Eso lo concretamos en un contexto internacional y regional pos Guerra Fría, donde se visualizaba que era menos estructurado y previsible que el anterior. Actualmente en el mundo, y la región, se perciben conflictos unos visibles, otros latentes. Aunque apreciemos que algunos aparezcan con rapidez o en forma inesperada o aleatoria, se gestaron antes, y en circunstancias alejadas de las causas aparentes que los provocaron.

En tal sentido, cualquier medida de prevención debe estar respaldada por una real fuerza disuasiva que avale la vocación de paz de nuestro país. Quienes tienen la responsabilidad política de conducir los destinos de la Nación deben actuar con sentido predictivo. No pueden ignorar el estado actual de indefensión, que afecta garantizar la soberanía e independencia de la Nación y su integridad territorial.

Esto se concreta, principalmente, en la desatención y la desinversión a que fue sometido el Instrumento Militar en las últimas décadas, como consecuencia de que todo lo relacionado con las imprescindibles decisiones militares fueron ignoradas o se basaron en consideraciones puramente políticas e ideológicas, con las excepciones del caso.
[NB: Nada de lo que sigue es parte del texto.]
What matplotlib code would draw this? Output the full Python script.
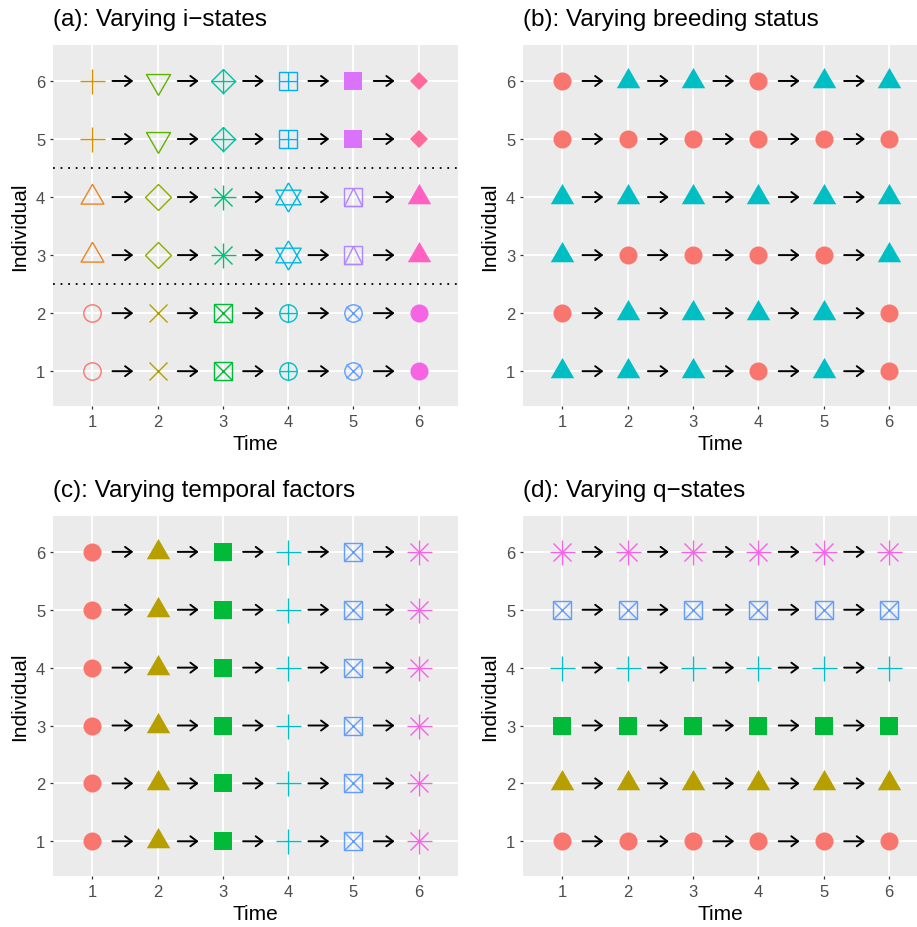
import numpy as np
import matplotlib
matplotlib.use("Agg")
from matplotlib import pyplot as plt

plt.rcParams['font.family'] = ['Liberation Sans', 'DejaVu Sans']

# data
times = [1, 2, 3, 4, 5, 6]
individuals = [1, 2, 3, 4, 5, 6]

# (a) ggplot shape numbers per individual (rows) and time (cols)
shapes_a = [[1, 4, 7, 10, 13, 16],
            [1, 4, 7, 10, 13, 16],
            [2, 5, 8, 11, 14, 17],
            [2, 5, 8, 11, 14, 17],
            [3, 6, 9, 12, 15, 18],
            [3, 6, 9, 12, 15, 18]]
group_breaks_a = [2.5, 4.5]

# (b) breeding status: 0 = circle, 1 = triangle
status_b = [[1, 1, 1, 0, 1, 0],
            [0, 1, 1, 1, 1, 0],
            [1, 0, 0, 0, 0, 1],
            [1, 1, 1, 1, 1, 1],
            [0, 0, 0, 0, 0, 0],
            [0, 1, 1, 0, 1, 1]]
shapes_b = [16, 17]

# (c) temporal factors, (d) q-states
shapes_cd = [16, 17, 15, 3, 7, 8]

titles = ["(a): Varying i\u2212states", "(b): Varying breeding status",
          "(c): Varying temporal factors", "(d): Varying q\u2212states"]


# ggplot2 default hue palette (HCL, l=65, c=100)
def hue_pal(n):
    Xn, Yn, Zn = 95.047, 100.0, 108.883
    un = 4 * Xn / (Xn + 15 * Yn + 3 * Zn)
    vn = 9 * Yn / (Xn + 15 * Yn + 3 * Zn)
    L, C = 65.0, 100.0
    cols = []
    for i in range(n):
        h = np.radians(15 + 360.0 * i / n)
        U, V = C * np.cos(h), C * np.sin(h)
        Y = Yn * ((L + 16) / 116) ** 3
        u = U / (13 * L) + un
        v = V / (13 * L) + vn
        X = 9.0 * Y * u / (4 * v)
        Z = -X / 3 - 5 * Y + 3 * Y / v
        X, Y, Z = X / 100, Y / 100, Z / 100
        r = 3.240479 * X - 1.537150 * Y - 0.498535 * Z
        g = -0.969256 * X + 1.875992 * Y + 0.041556 * Z
        b = 0.055648 * X - 0.204043 * Y + 1.057311 * Z
        rgb = []
        for c in (r, g, b):
            c = 1.055 * c ** (1 / 2.4) - 0.055 if c > 0.00304 else 12.92 * c
            rgb.append(min(max(c, 0), 1))
        cols.append(tuple(rgb))
    return cols


TRI_UP = [(0, 1), (-0.866, -0.5), (0.866, -0.5), (0, 1)]
TRI_DN = [(0, -1), (-0.866, 0.5), (0.866, 0.5), (0, -1)]

# ggplot shape -> list of (marker, size, filled)
SHAPES = {
    1: [('o', 12.5, False)],
    2: [(TRI_UP, 19, False)],
    3: [('+', 18, False)],
    4: [('x', 13, False)],
    5: [('D', 13, False)],
    6: [(TRI_DN, 20, False)],
    7: [('s', 13, False), ('x', 13, False)],
    8: [('+', 18, False), ('x', 13, False)],
    9: [('D', 12.7, False), ('+', 18, False)],
    10: [('o', 12.5, False), ('+', 12.5, False)],
    11: [(TRI_UP, 21, False), (TRI_DN, 21, False)],
    12: [('s', 13, False), ('+', 13, False)],
    13: [('o', 12.5, False), ('x', 9.5, False)],
    14: [('s', 13, False), ('^', 13, False)],
    15: [('s', 13, True)],
    16: [('o', 13, True)],
    17: [(TRI_UP, 19.5, True)],
    18: [('D', 8.7, True)],
}


def draw_shape(ax, x, y, shape, color):
    for m, ms, filled in SHAPES[shape]:
        if filled:
            ax.plot(x, y, marker=m, ms=ms, color=color, mew=0, ls='none', zorder=3)
        else:
            ax.plot(x, y, marker=m, ms=ms, mfc='none', mec=color, mew=1.0,
                    ls='none', zorder=3)


def draw_arrows(ax):
    for ind in individuals:
        for t in times[:-1]:
            ax.annotate('', xy=(t + 0.63, ind), xytext=(t + 0.31, ind),
                        arrowprops=dict(arrowstyle='->,head_length=0.4,head_width=0.3',
                                        lw=1.4, color='black', mutation_scale=12,
                                        shrinkA=0, shrinkB=0), zorder=3)


def style_axes(ax, title, xmax):
    ax.set_facecolor('#EBEBEB')
    for s in ax.spines.values():
        s.set_visible(False)
    ax.set_xlim(0.4, xmax)
    ax.set_ylim(0.4, 6.62)
    ax.set_xticks(times)
    ax.set_yticks(individuals)
    ax.grid(True, color='white', lw=1.3)
    ax.set_axisbelow(True)
    ax.tick_params(length=2.5, width=0.9, color='#333333', labelcolor='#4D4D4D',
                   labelsize=12, pad=3)
    ax.set_xlabel('Time', fontsize=15, labelpad=4)
    ax.set_ylabel('Individual', fontsize=15, labelpad=5)
    ax.set_title(title, loc='left', fontsize=17.5, pad=14.5)


W, H = 917, 928
fig = plt.figure(figsize=(W / 100, H / 100), dpi=100)


def add_panel(x0, y0, x1, y1):
    return fig.add_axes([x0 / W, 1 - y1 / H, (x1 - x0) / W, (y1 - y0) / H])


ax_a = add_panel(53, 46, 458, 407)
ax_b = add_panel(523, 46, 917, 407)
ax_c = add_panel(53, 517, 458, 877)
ax_d = add_panel(523, 517, 917, 877)

xmax_right = 0.4 + 394 / 65.4

# (a)
pal18 = hue_pal(18)
style_axes(ax_a, titles[0], 6.6)
for y in group_breaks_a:
    ax_a.axhline(y, color='black', lw=1.3, ls=(0, (1, 3.2)), zorder=2)
for i, ind in enumerate(individuals):
    for j, t in enumerate(times):
        sh = shapes_a[i][j]
        draw_shape(ax_a, t, ind, sh, pal18[sh - 1])
draw_arrows(ax_a)

# (b)
pal2 = hue_pal(2)
style_axes(ax_b, titles[1], xmax_right)
for i, ind in enumerate(individuals):
    for j, t in enumerate(times):
        k = status_b[i][j]
        draw_shape(ax_b, t, ind, shapes_b[k], pal2[k])
draw_arrows(ax_b)

# (c) shape varies with time
pal6 = hue_pal(6)
style_axes(ax_c, titles[2], 6.6)
for ind in individuals:
    for j, t in enumerate(times):
        draw_shape(ax_c, t, ind, shapes_cd[j], pal6[j])
draw_arrows(ax_c)

# (d) shape varies with individual
style_axes(ax_d, titles[3], xmax_right)
for i, ind in enumerate(individuals):
    for t in times:
        draw_shape(ax_d, t, ind, shapes_cd[i], pal6[i])
draw_arrows(ax_d)

fig.savefig('out.png', dpi=100)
Se impone recordar también que el Estado –por medio de sus gobiernos—debe ejercer el uso legítimo de las FFAA acorde con el sistema jurídico vigente, y no vulnerar el empleo escalonado de la violencia; afectarlas prematuramente en el marco interno sería prematuro, innecesario, desmoralizador y afectaría su profesionalización.

El nuevo siglo encontró a las Fuerzas Armadas plenamente subordinadas al poder civil y con un explícito compromiso con la democracia. Asimismo, han madurado las convicciones democráticas de muchos civiles que, en el pasado eran proclives a golpear la puerta de los cuarteles.

Por todo ello, las Fuerzas Armadas de la Nación son dignas merecedoras de portar las armas que se le han confiado para su defensa.